In a world where ‘autonomous’ is a reality, a marketing strategy and a race to the finish line, what lies beneath is often lost in anonymity. Find out how assisted navigation and decision support systems via simulations are paving the way for increased autonomy in the maritime sector.
In a scenario in the future, two autonomous ships made by different manufacturers meet each other. How will these ships interact? How complicated will navigation be? Will the vessels discuss complex navigational manoeuvres? Is there a guarantee that the two intellectual machines will interact in a proper way? Simulation or developing mathematical models for IT systems to mimic authentic real-world outcomes can provide several answers to these questions.
The maritime sector is not new to simulation and has, in fact, been using it for several purposes apart from just automation. For instance, it is used for training crews for new ships before the actual delivery of the vessel for crane handling and towing in ports to test breaches in ship systems among a host of other purposes.
“Simulation allows us to make mistakes without serious consequences in the real world. It can take almost 10 years to design or redesign a vessel. With simulation you can do it much faster, more safely and at a lower cost,” says Alexander Ozersky, Deputy Director-Intellectual Systems at Wärtsilä Voyage Solutions.
For instance, both computer-assisted and autonomous systems require several years and many rounds of testing before they are Collision Regulation (COLREGS) compliant. Simulation can help bring down time and costs significantly and ensure there is no danger
to human life, before the real-world sea trials and supervised navigation are undertaken to make the final conclusion about a system’s sea-worthiness. This simulation-based approach was used to certify COLREGS functionality in Wärtsilä
Navi-Harbour vessel traffic management system with ClassNK.
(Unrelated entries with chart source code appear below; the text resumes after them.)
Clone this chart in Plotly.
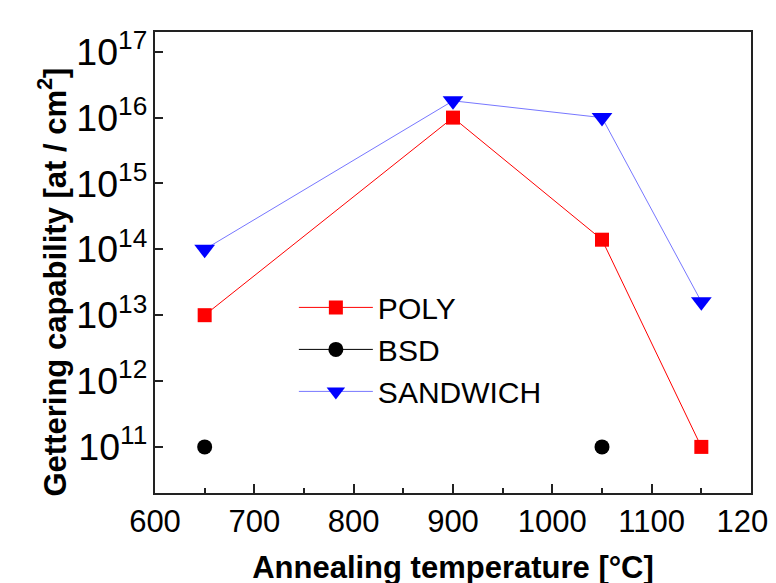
import plotly.graph_objects as go

# Data
poly_x = [650, 900, 1050, 1150]
poly_y = [1e13, 1e16, 1.4e14, 1e11]

bsd_x = [650, 900, 1050]
bsd_y = [1e11, None, 1e11]

sand_x = [650, 900, 1050, 1150]
sand_y = [1e14, 1.8e16, 1e16, 1.6e13]

x_ticks = [600, 700, 800, 900, 1000, 1100, 1200]

FONT = "Arial, Liberation Sans, sans-serif"

fig = go.Figure()
fig.add_trace(go.Scatter(
    x=poly_x, y=poly_y, name="POLY", mode="lines+markers",
    line=dict(color="#ff0000", width=1),
    marker=dict(symbol="square", size=14, color="#ff0000"),
))
fig.add_trace(go.Scatter(
    x=bsd_x, y=bsd_y, name="BSD", mode="lines+markers", connectgaps=False,
    line=dict(color="#000000", width=1),
    marker=dict(symbol="circle", size=15, color="#000000"),
))
fig.add_trace(go.Scatter(
    x=sand_x, y=sand_y, name="SANDWICH", mode="lines+markers",
    line=dict(color="#7777ff", width=1),
    marker=dict(symbol="triangle-down", size=18, color="#0000ff"),
))

fig.update_layout(
    width=776, height=583,
    margin=dict(l=147, r=33, t=24, b=98),
    plot_bgcolor="white", paper_bgcolor="white",
    font=dict(family=FONT, size=30, color="black"),
    showlegend=True,
    legend=dict(
        x=0.233, y=0.459, xanchor="left", yanchor="top",
        bgcolor="rgba(0,0,0,0)", font=dict(size=30, family=FONT),
        itemwidth=74, tracegroupgap=0,
    ),
    xaxis=dict(
        range=[600, 1200], tickvals=x_ticks, automargin=False,
        ticklabeloverflow="allow",
        ticks="inside", ticklen=9, tickwidth=1.5, tickcolor="#222",
        showline=True, linecolor="#222", linewidth=1.5, mirror=True,
        showgrid=False, zeroline=False,
        minor=dict(ticks="inside", ticklen=5, tickwidth=1.5, tickcolor="#222", dtick=50, tick0=600, showgrid=False),
        tickfont=dict(size=31),
        title=dict(text="<b>Annealing temperature [°C]</b>", font=dict(size=31), standoff=18),
    ),
    yaxis=dict(
        type="log", range=[10.3, 17.3], dtick=1, exponentformat="power", automargin=False,
        ticks="inside", ticklen=8, tickwidth=1.5, tickcolor="#222",
        showline=True, linecolor="#222", linewidth=1.5, mirror=True,
        showgrid=False, zeroline=False,
        tickfont=dict(size=30),
    ),
    annotations=[dict(
        text="<b>Gettering capability [at / cm<sup>2</sup>]</b>",
        xref="paper", yref="paper", x=-0.172, y=0.4577,
        xanchor="center", yanchor="middle", textangle=-90,
        showarrow=False, font=dict(size=31, family=FONT, color="black"),
    )],
)

fig.write_html("out.html")
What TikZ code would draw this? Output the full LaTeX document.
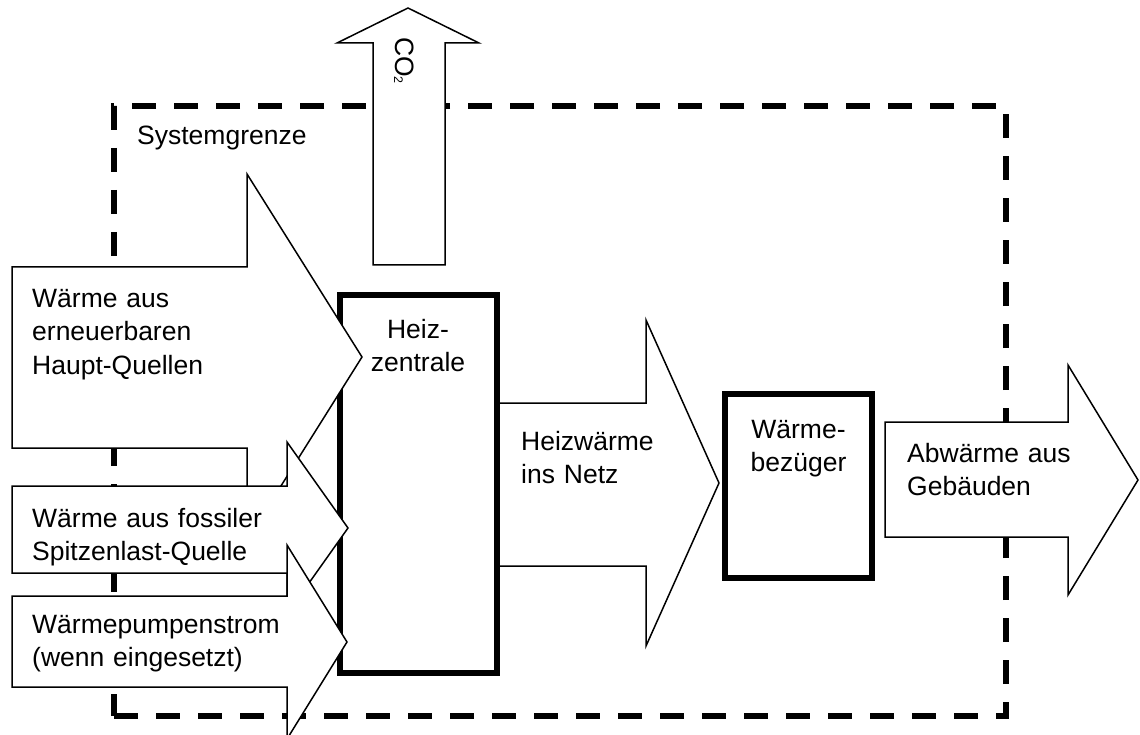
\documentclass[tikz,border=0pt]{standalone}
\usepackage{fontspec}
\setmainfont{Liberation Sans}
\begin{document}
\begin{tikzpicture}[x=1pt,y=-1pt,
  flow/.style={draw=black,fill=white,line width=1.5pt,line join=miter},
  unitbox/.style={draw=black,fill=white,line width=5.5pt,line join=miter},
  border/.style={draw=black,line width=6pt,dash pattern=on 24pt off 18pt,line join=miter},
  lbl/.style={inner sep=0pt,text width=300pt,font=\fontsize{26.5}{33.5}\selectfont},
  lblL/.style={lbl,align=left,anchor=base west},
  lblC/.style={lbl,align=center,anchor=base}]
\useasboundingbox (0,0) rectangle (1140,735);
\fill[white] (0,0) rectangle (1140,735);
% system boundary
\draw[border] (114,716) -- (1006,716) -- (1006,106) -- (114,106) -- cycle;
\node[lblL] (sys) at (137,145) {Systemgrenze};
% CO2 arrow
\draw[flow] (373,265) -- (373,43) -- (337,43) -- (408,8) -- (479,43) -- (445,43) -- (445,265) -- cycle;
\node[inner sep=0pt,rotate=-90,anchor=base west,font=\fontsize{26.5}{30}\selectfont] (co2) at (395,37) {CO{\fontsize{12.5}{13}\selectfont\raisebox{-1pt}{2}}};
% heat into network
\draw[flow] (497,403) -- (646,403) -- (646,320) -- (719,483) -- (646,646) -- (646,566) -- (497,566) -- cycle;
\node[lblL] (netz) at (521,450) {Heizwärme\\ins Netz};
% heating plant
\draw[unitbox] (340,295) rectangle (497,673);
\node[lblC] (hz) at (418,338) {Heiz-\\zentrale};
% renewable main sources
\draw[flow] (12,267) -- (247,267) -- (247,174) -- (362,357) -- (247,540) -- (247,448) -- (12,448) -- cycle;
\node[lblL] (haupt) at (32,307) {Wärme aus\\erneuerbaren\\Haupt-Quellen};
% fossil peak load
\draw[flow] (12,486) -- (287,486) -- (287,442) -- (348,528) -- (287,614) -- (287,573) -- (12,573) -- cycle;
\node[lblL] (fossil) at (32,527) {Wärme aus fossiler\\Spitzenlast-Quelle};
% heat pump electricity
\draw[flow] (12,596) -- (287,596) -- (287,545) -- (347,642) -- (287,739) -- (287,687) -- (12,687) -- cycle;
\node[lblL] (wp) at (32,633) {Wärmepumpenstrom\\(wenn eingesetzt)};
% consumers
\draw[unitbox] (725,394) rectangle (872,578);
\node[lblC] (bez) at (798.5,438) {Wärme-\\bezüger};
% waste heat
\draw[flow] (885,422) -- (1068,422) -- (1068,365) -- (1138,480) -- (1068,595) -- (1068,537) -- (885,537) -- cycle;
\node[lblL] (abw) at (907,462) {Abwärme aus\\Gebäuden};
\end{tikzpicture}
\end{document}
Wärtsilä’s Unmanned Surface Vehicle (USV) control system for Navi-Trainer Professional (NTPRO) is a good example of that. It ensures that the system is safe in all kinds of conditions whether it is dense traffic, near-misses, fog, storm, bright sun, night or even emergency situations. Sensor developers can easily test the limitations (e.g. range and error rate) of how their sensors fit into the requirements of a control system. USV manufacturers and integrators can then make sure all the systems fit together even in instances where it is crucial to ensure hull stability (in the case of high waves) and changing engine orders.
In addition, Wärtsilä’s USV NTPRO is DNV certified making it safe for sea trials or safety tests in storm conditions.
“Our expectation is that every company which is developing autonomous navigation technology will want to test in simulators, and that classification societies will ask for such ‘virtual sea trials’ before launch of full-scale autonomous vessels in dense traffic,” says Ozersky.
Launching full-scale autonomous vehicles in dense traffic also requires simulations to be interactive, all stakeholders to work jointly and actors to share ideas and research via open platforms. For an industry that has traditionally worked in silos, this is a big change.
Wärtsilä is uniquely positioned in this environment. It is working jointly with several stakeholders to improve the safety and efficiency of unmanned vessels. For instance, it is co-creating an automated collision warning system with Germany’s OFFIS - Institute for Information Technology for their research project on safety of navigation, sensor-related research and automated navigation.
The company is working closely with the Maritime & Port Authority of Singapore (MPA) in areas such as autonomous harbour vessels, connected smart ports, cyber security and maritime data hub exchange to maintain the port’s global edge. An example project is the 'IntelliTug’ – and ecosystem partnership between Wärtsilä, PSA Marine, MPA, TCOMS and Lloyds Register to develop and test advanced capabilities including autonomous level 4 passage planning with collision avoidance. The digital testing and simulation environment ensures that all the individual systems work reliably both in isolated mode, and integrated mode. This instils confidence that the system operates properly in complex navigational conditions and will be comfortable for future operators and ship owners.
“We believe in an open approach and want to join forces to improve the overall safety and efficiency of the industry. Cooperation helps us achieve that and prepares the market and industry for new automation systems. The more we cooperate, the more possibilities we can offer to our customers,” explains Ozersky.
As increased autonomy pushes the maritime sector to sail into unchartered territories, it is companies like Wärtsilä that will have a leading edge. As American writer George William Curtis puts it, ‘It is not the ship so much as the skilful sailing that assures the prosperous voyage.’